Given data ::
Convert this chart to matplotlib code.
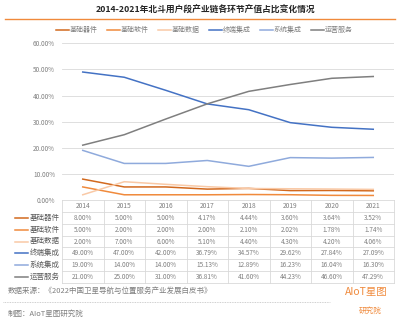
import numpy as np
import matplotlib.pyplot as plt
from matplotlib.lines import Line2D

plt.rcParams['font.family'] = ['Noto Sans CJK SC', 'DejaVu Sans']

years = ['2014', '2015', '2016', '2017', '2018', '2019', '2020', '2021']
names = ['基础器件', '基础软件', '基础数据', '终端集成', '系统集成', '运营服务']
jichu_qijian = [8.00, 5.00, 5.00, 4.17, 4.44, 3.60, 3.64, 3.52]
jichu_ruanjian = [5.00, 2.00, 2.00, 2.00, 2.10, 2.02, 1.78, 1.74]
jichu_shuju = [2.00, 7.00, 6.00, 5.10, 4.40, 4.30, 4.20, 4.06]
zhongduan_jicheng = [49.00, 47.00, 42.00, 36.79, 34.57, 29.62, 27.84, 27.09]
xitong_jicheng = [19.00, 14.00, 14.00, 15.13, 12.89, 16.23, 16.04, 16.30]
yunying_fuwu = [21.00, 25.00, 31.00, 36.81, 41.60, 44.23, 46.60, 47.29]
yticks = [0, 10, 20, 30, 40, 50, 60]

series = [jichu_qijian, jichu_ruanjian, jichu_shuju,
          zhongduan_jicheng, xitong_jicheng, yunying_fuwu]
colors = ['#D2691E', '#F08A3C', '#F9C9A6', '#4472C4', '#8FAADC', '#7F7F7F']

W, H = 401, 323
fig = plt.figure(figsize=(W / 100, H / 100), dpi=100)
txt_gray = '#7F7F7F'
grid_gray = '#D9D9D9'


def px_box(x0, y0, x1, y1):
    # pixel box (top-left origin) -> figure fraction rect
    return [x0 / W, 1 - y1 / H, (x1 - x0) / W, (y1 - y0) / H]


# title + orange underline
fig.text(205 / W, 1 - 10.5 / H, '2014-2021年北斗用户段产业链各环节产值占比变化情况',
         ha='center', va='center', fontsize=6.3, fontweight='bold', color='#262626')
fig.add_artist(Line2D([5 / W, 395 / W], [1 - 18.5 / H, 1 - 18.5 / H],
                      color='#F08A3C', lw=1.0))

# chart
ax = fig.add_axes(px_box(62, 43.3, 394, 200))
x = np.arange(len(years))
handles = []
for name, vals, c in zip(names, series, colors):
    h, = ax.plot(x, vals, color=c, lw=1.1, label=name)
    handles.append(h)
ax.set_xlim(-0.5, len(years) - 0.5)
ax.set_ylim(0, 60)
ax.set_yticks(yticks)
ax.set_yticklabels([f'{v:.2f}%' for v in yticks], fontsize=4.6, color=txt_gray)
ax.set_xticks([])
ax.tick_params(axis='y', length=0, pad=5)
ax.yaxis.grid(True, color=grid_gray, lw=0.6)
ax.set_axisbelow(True)
for s in ax.spines.values():
    s.set_visible(False)

fig.legend(handles=handles, loc='center', bbox_to_anchor=(204.5 / W, 1 - 30 / H),
           ncol=6, frameon=False, fontsize=5, handlelength=1.9,
           handletextpad=0.1, columnspacing=1.3, labelcolor=txt_gray)

# data table under the chart
tab = fig.add_axes(px_box(62, 200, 394, 283))
ncol = len(years)
nrow = len(names) + 1
tab.set_xlim(-0.5, ncol - 0.5)
tab.set_ylim(nrow, 0)
tab.axis('off')
col_px = (394 - 62) / ncol
for k in range(ncol + 1):
    tab.plot([k - 0.5, k - 0.5], [0, nrow], color=grid_gray, lw=0.6, clip_on=False)
for r in range(nrow + 1):
    tab.plot([-0.5, ncol - 0.5], [r, r], color=grid_gray, lw=0.6, clip_on=False)
for j, yr in enumerate(years):
    tab.text(j, 0.5, yr, ha='center', va='center', fontsize=4.8, color=txt_gray)
for i, (name, vals, c) in enumerate(zip(names, series, colors)):
    yc = i + 1.5
    tab.plot([-0.5 - 47 / col_px, -0.5 - 34 / col_px], [yc, yc], color=c,
             lw=1.1, clip_on=False)
    tab.text(-0.5 - 2 / col_px, yc, name, ha='right', va='center', fontsize=5.4,
             color='#595959')
    for j, v in enumerate(vals):
        tab.text(j, yc, f'{v:.2f}%', ha='center', va='center', fontsize=4.6,
                 color=txt_gray)

# footer
fig.text(8 / W, 1 - 291 / H, '数据来源：《2022中国卫星导航与位置服务产业发展白皮书》',
         ha='left', va='center', fontsize=5.4, color=txt_gray)
fig.add_artist(Line2D([3 / W, 330 / W], [1 - 302 / H, 1 - 302 / H],
                      color='#BFBFBF', lw=0.6, ls=(0, (1, 1))))
fig.text(8 / W, 1 - 314 / H, '制图：AIoT星图研究院', ha='left', va='center',
         fontsize=5.4, color=txt_gray)
fig.text(366 / W, 1 - 292 / H, 'AIoT星图', ha='center', va='center',
         fontsize=7.5, color='#F08A3C')
fig.text(370 / W, 1 - 311 / H, '研究院', ha='center', va='center',
         fontsize=5.5, color='#F08A3C')

fig.savefig('out.png', dpi=100)
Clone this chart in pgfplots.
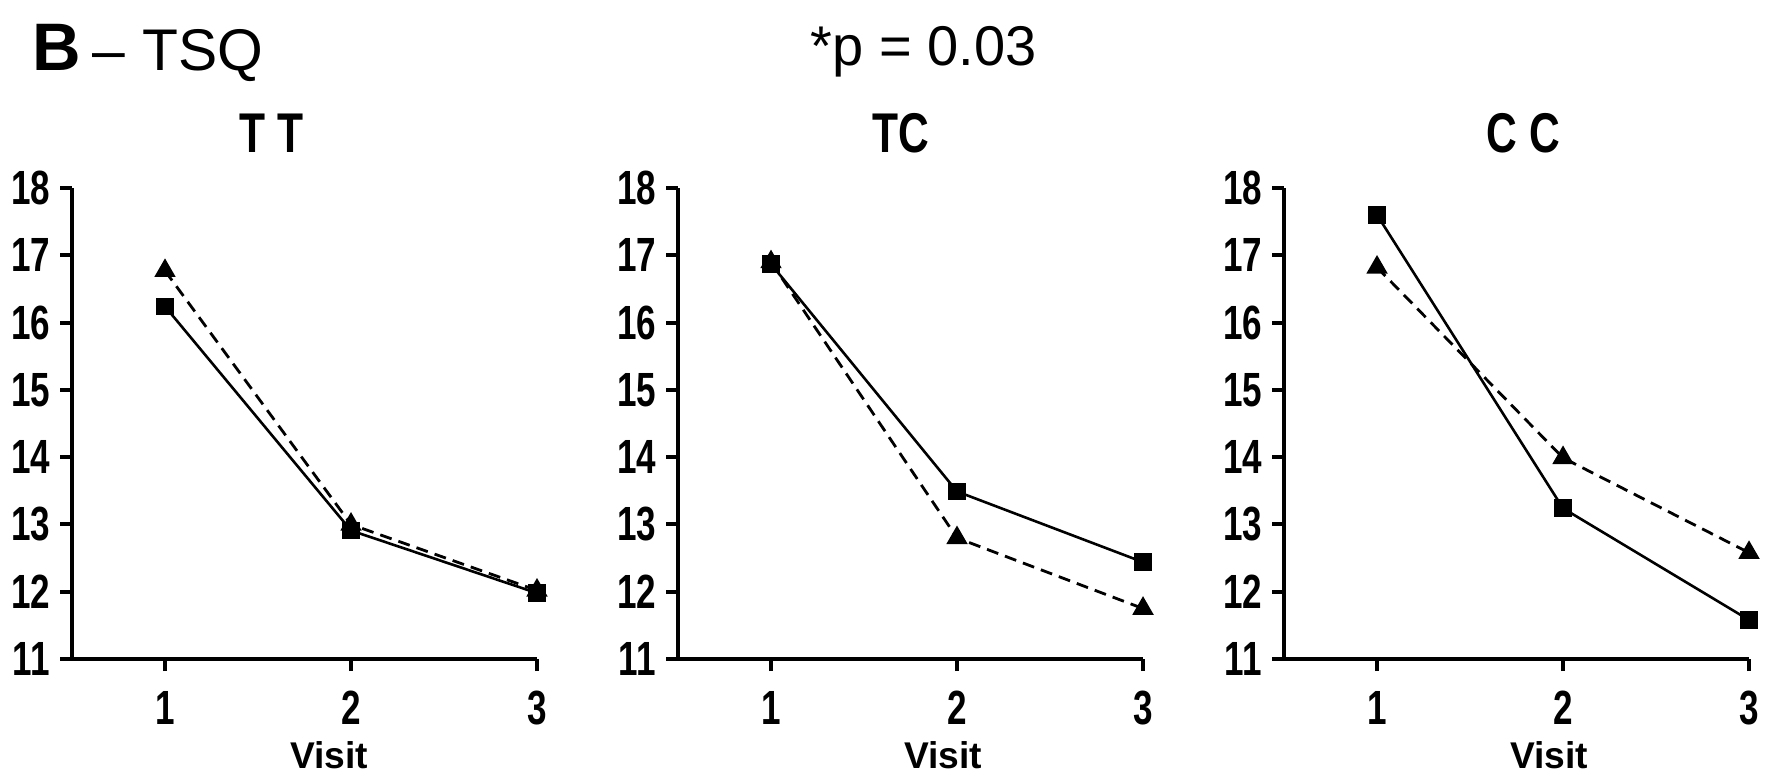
\documentclass[border=0pt]{standalone}
\usepackage{fontspec}
\setmainfont{Liberation Sans}
\newfontfamily\condfont[FakeStretch=0.73]{Liberation Sans}
\newfontfamily\titlefont[FakeStretch=0.76]{Liberation Sans}
\usepackage{pgfplots}
\pgfplotsset{compat=1.18}
\pgfplotsset{
  panel/.style={
    scale only axis, width=116.25pt, height=117.75pt,
    xmin=0.5, xmax=3, ymin=11, ymax=18,
    axis lines=left, axis line style={-, line width=1pt, black},
    xtick={1,2,3}, ytick={11,12,...,18},
    tick align=outside, major tick length=3pt,
    tick style={line width=1pt, black},
    /pgf/number format/assume math mode=true,
    ticklabel style={font=\condfont\bfseries\fontsize{12}{12}\selectfont},
    yticklabel style={inner sep=0pt, anchor=east, xshift=-2.3pt},
    xticklabel style={inner sep=0pt, anchor=north, yshift=-4.9pt},
    title style={font=\titlefont\bfseries\fontsize{14}{14}\selectfont, anchor=base, inner sep=0pt, yshift=2.8pt},
    xlabel style={font=\bfseries\fontsize{9.3}{9.3}\selectfont, anchor=base, inner sep=0pt, yshift=-27.25pt},
    clip=false,
    anchor=south west,
  },
  sq/.style={black, line width=0.65pt, solid, mark=square*, mark size=1.9pt, mark options={solid}},
  tri/.style={black, line width=0.7pt, dash pattern=on 3pt off 1.8pt, mark=triangle*, mark size=2.4pt, mark options={solid}},
}
\begin{document}
\begin{tikzpicture}
\path[use as bounding box] (0,0) rectangle (443pt,-193.75pt);
\node[anchor=base west, inner sep=0pt, font=\bfseries\fontsize{16.8}{16.8}\selectfont] at (8pt,-17.5pt) {B};
\node[anchor=base west, inner sep=0pt, font=\fontsize{14.7}{14.7}\selectfont] at (23pt,-17.5pt) {–};
\node[anchor=base west, inner sep=0pt, font=\fontsize{14.7}{14.7}\selectfont] at (35.5pt,-17.5pt) {TSQ};
\node[anchor=base west, inner sep=0pt, font=\fontsize{14}{14}\selectfont] at (202.5pt,-16.25pt) {*p = 0.03};

\begin{axis}[panel, at={(18pt,-164.75pt)},
  title={T T}, title style={at={(axis description cs:0.429,1)}},
  xlabel={Visit}, xlabel style={at={(axis description cs:0.553,0)}}]
\addplot[tri] coordinates {(1,16.77) (2,13.0) (3,12.02)};
\addplot[sq] coordinates {(1,16.24) (2,12.91) (3,11.98)};
\end{axis}

\begin{axis}[panel, at={(169.5pt,-164.75pt)},
  title={TC}, title style={at={(axis description cs:0.48,1)}},
  xlabel={Visit}, xlabel style={at={(axis description cs:0.57,0)}}]
\addplot[tri] coordinates {(1,16.9) (2,12.8) (3,11.75)};
\addplot[sq] coordinates {(1,16.87) (2,13.49) (3,12.44)};
\end{axis}

\begin{axis}[panel, at={(321pt,-164.75pt)},
  title={C C}, title style={at={(axis description cs:0.515,1)}},
  xlabel={Visit}, xlabel style={at={(axis description cs:0.57,0)}}]
\addplot[tri] coordinates {(1,16.82) (2,13.99) (3,12.58)};
\addplot[sq] coordinates {(1,17.6) (2,13.24) (3,11.58)};
\end{axis}
\end{tikzpicture}
\end{document}
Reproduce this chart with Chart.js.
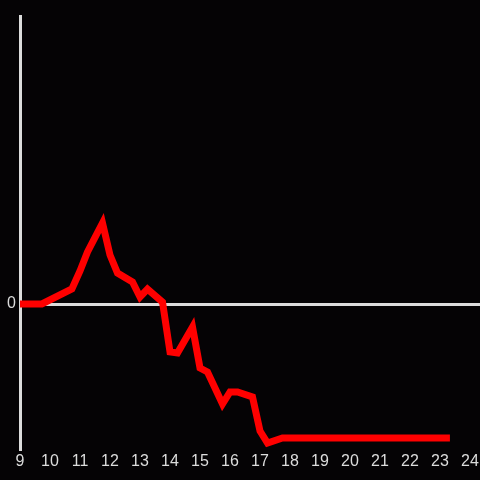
<!DOCTYPE html>
<html>
<head>
<meta charset="utf-8">
<script src="https://cdn.jsdelivr.net/npm/chart.js@4"></script>
<style>
html,body{margin:0;padding:0;background:#050305;}
#wrap{width:480px;height:480px;}
</style>
</head>
<body>
<div id="wrap"><canvas id="c" width="480" height="480"></canvas></div>
<script>
const hours = [9, 9.73, 10.73, 11.0, 11.25, 11.75, 12.0, 12.25, 12.75, 13.0, 13.25, 13.75, 14.0, 14.25, 14.75, 15.0, 15.25, 15.75, 16.0, 16.25, 16.75, 17.0, 17.25, 17.75, 23.33];
const values = [0, 0, 15, 33, 52, 81, 49, 31, 22, 7, 15, 2, -48, -49, -23, -64, -68, -100, -88, -88, -93, -127, -139, -134, -134];
const xTickLabels = [9,10,11,12,13,14,15,16,17,18,19,20,21,22,23,24];
const yTickLabels = [0];

const axisColor = '#dcdcdc';
new Chart(document.getElementById('c'), {
  type: 'line',
  data: {
    datasets: [{
      data: hours.map((h, i) => ({x: h, y: values[i]})),
      borderColor: '#ff0000',
      borderWidth: 7,
      pointRadius: 0,
      tension: 0,
      fill: false
    }]
  },
  options: {
    responsive: false,
    animation: false,
    layout: {padding: {top: 16, right: 0, left: 0, bottom: 0}},
    plugins: {legend: {display: false}, tooltip: {enabled: false}},
    scales: {
      x: {
        type: 'linear',
        min: 9,
        max: 24.333,
        afterBuildTicks: s => { s.ticks = xTickLabels.map(v => ({value: v})); },
        afterFit: s => { s.height = 31; s.paddingLeft = 0; s.paddingRight = 0; },
        grid: {display: false, drawTicks: false},
        border: {display: false},
        ticks: {color: axisColor, font: {family: 'Liberation Sans, Arial', size: 16}, padding: 3, maxRotation: 0, autoSkip: false}
      },
      y: {
        min: -145,
        max: 288,
        afterBuildTicks: s => { s.ticks = yTickLabels.map(v => ({value: v})); },
        afterFit: s => { s.width = 20; s.paddingTop = 0; s.paddingBottom = 0; },
        grid: {color: axisColor, lineWidth: 3, drawTicks: false},
        border: {display: true, color: axisColor, width: 3},
        ticks: {color: axisColor, font: {family: 'Liberation Sans, Arial', size: 16}, padding: 4}
      }
    }
  }
});
</script>
</body>
</html>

Instructions to follow :: Every line from the top of the entries through the line that holds "plt.rcParams['font.family'] = ['Noto" is to be quoted exactly, please, and nothing else; omit the pictures.

Reply ::
Convert this chart to matplotlib code.
import numpy as np
import matplotlib.pyplot as plt
from matplotlib.lines import Line2D

plt.rcParams['font.family'] = ['Noto Sans CJK SC', 'DejaVu Sans']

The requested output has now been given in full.